Besonders Wirkungsvoll ist auch eine Erwartungssituation in der zwei oder mehr "Peaks" schnell aufeinander folgen. Etwa hört der Spieler im nebenraum ein Fenster klirren. Sofort wittert er gefahr, geht hin und schaut nach - Erster Peak. Dort stellt er aber fest, dass gar nichts passiert und das Zimmer leer ist. Also entspannt er sich und kehrt zurück. Und just in dem Moment, in dem die Spannungskurve zwar fällt, aber noch hoch ist, kannst du ihm per Jumpscare dann mit einem weiteren, klirrenden Fenster doch einen Gegner direkt vor die Füße setzen, um einen zweiten Peak zu generieren, der nochmal um einiges Höher ist, als der erste.
Befindet sich dann der Spieler bereits im kampf mit diesem feind, kannst du ihm durch ein drittes brechendes fenster dann noch einen dritten Peak obenauf setzen ... wahlweise mit gegner oder ohne.
Nochmal zum Thema Jump-Scares. Jump-Scares haben den vorteil, das sie mit wenig aufwand effektiv sind, weil bei ihnen eigentlich nur das Timing von bedeutung ist. Aber den Nachteil, dass sie sich mit der Zeit abnutzen.
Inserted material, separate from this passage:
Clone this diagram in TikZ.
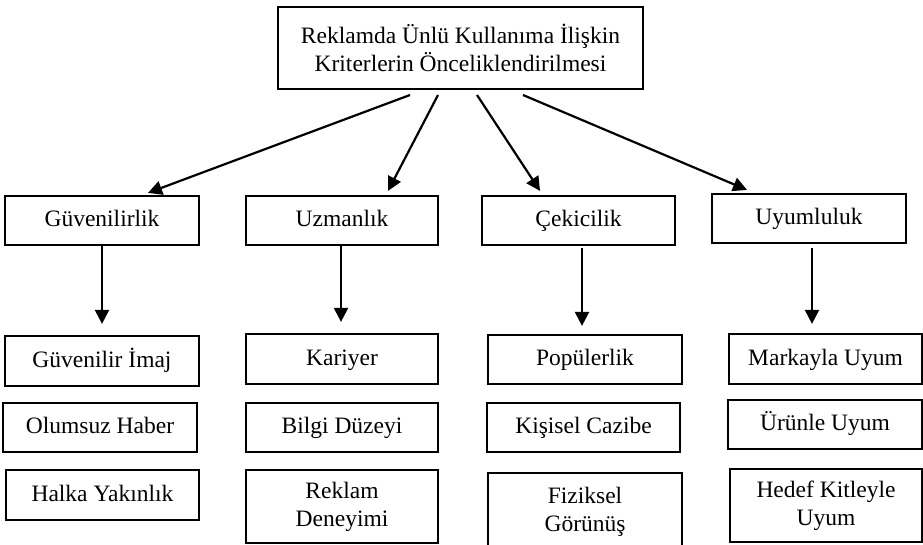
\documentclass[tikz,border=0pt]{standalone}
\usepackage{fontspec}
\setmainfont{Liberation Serif}
\usetikzlibrary{arrows.meta,positioning}
\begin{document}
\begin{tikzpicture}[x=1pt,y=-1pt,
  box/.style={draw=black,line width=2.2pt,rectangle,inner sep=0pt,align=center,
    font=\fontsize{23.5}{28}\selectfont,fill=white},
  one/.style={box,text height=17pt,text depth=5pt},
  arr/.style={line width=2.2pt,-{Triangle[length=14pt,width=14pt]}}]
\useasboundingbox (0,0) rectangle (923,545);
\node[box,minimum width=365pt,minimum height=82pt] (top) at (460.5,48) {Reklamda Ünlü Kullanıma İlişkin\\Kriterlerin Önceliklendirilmesi};
\node[one,minimum width=194pt,minimum height=49pt] (g) at (102,220.5) {Güvenilirlik};
\node[one,minimum width=192pt,minimum height=49pt] (u) at (342,220.5) {Uzmanlık};
\node[one,minimum width=193pt,minimum height=49pt] (c) at (578.5,220.5) {Çekicilik};
\node[one,minimum width=194pt,minimum height=49pt] (y) at (809,218.5) {Uyumluluk};
\node[one,minimum width=194pt,minimum height=50pt] (g1) at (102,361) {Güvenilir İmaj};
\node[one,minimum width=194pt,minimum height=49pt] (g2) at (100,427.5) {Olumsuz Haber};
\node[one,minimum width=193pt,minimum height=50pt] (g3) at (102.5,495) {Halka Yakınlık};
\node[one,minimum width=192pt,minimum height=50pt] (u1) at (342,359) {Kariyer};
\node[one,minimum width=192pt,minimum height=49pt] (u2) at (342,427.5) {Bilgi Düzeyi};
\node[box,minimum width=192pt,minimum height=73pt] (u3) at (342,506.5) {Reklam\\Deneyimi};
\node[one,minimum width=194pt,minimum height=49pt] (c1) at (585,359.5) {Popülerlik};
\node[one,minimum width=193pt,minimum height=49pt] (c2) at (583.5,427.5) {Kişisel Cazibe};
\node[box,minimum width=194pt,minimum height=78pt] (c3) at (585,512) {Fiziksel\\Görünüş};
\node[one,minimum width=193pt,minimum height=50pt] (y1) at (825.5,359) {Markayla Uyum};
\node[one,minimum width=194pt,minimum height=49pt] (y2) at (825,424.5) {Ürünle Uyum};
\node[box,minimum width=192pt,minimum height=73pt] (y3) at (826,505.5) {Hedef Kitleyle\\Uyum};
% top arrows
\coordinate (s1) at (410,95);
\coordinate (s2) at (438,95);
\coordinate (s3) at (477,95);
\coordinate (s4) at (523,95);
\draw[arr] (s1) -- ([xshift=46pt,yshift=2pt]g.north);
\draw[arr] (s2) -- ([xshift=46pt,yshift=4pt]u.north);
\draw[arr] (s3) -- ([xshift=-38.5pt,yshift=4pt]c.north);
\draw[arr] (s4) -- ([xshift=-62pt,yshift=3pt]y.north);
% vertical arrows
\draw[arr] (g.south) -- ([yshift=11pt]g1.north);
\draw[arr] ([xshift=-1pt]u.south) -- ([xshift=-1pt,yshift=11pt]u1.north);
\draw[arr] ([xshift=3.5pt,yshift=-2pt]c.south) -- ([xshift=-3pt,yshift=8pt]c1.north);
\draw[arr] ([xshift=3pt,yshift=-4pt]y.south) -- ([xshift=-13.5pt,yshift=9pt]y1.north);
\end{tikzpicture}
\end{document}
Bei Suspense ist es genau anders herum. Suspense zu erzeugen, erfordert Planung und überlegung. Geschick und auch Arbeit. Jumpscares einzelne als Spannungselement zu platzieren, schwächt damit einfach ihre Effektivität auf dauer, während die Wirkung von Suspense im verlauf der Zeit sogar zu nimmt.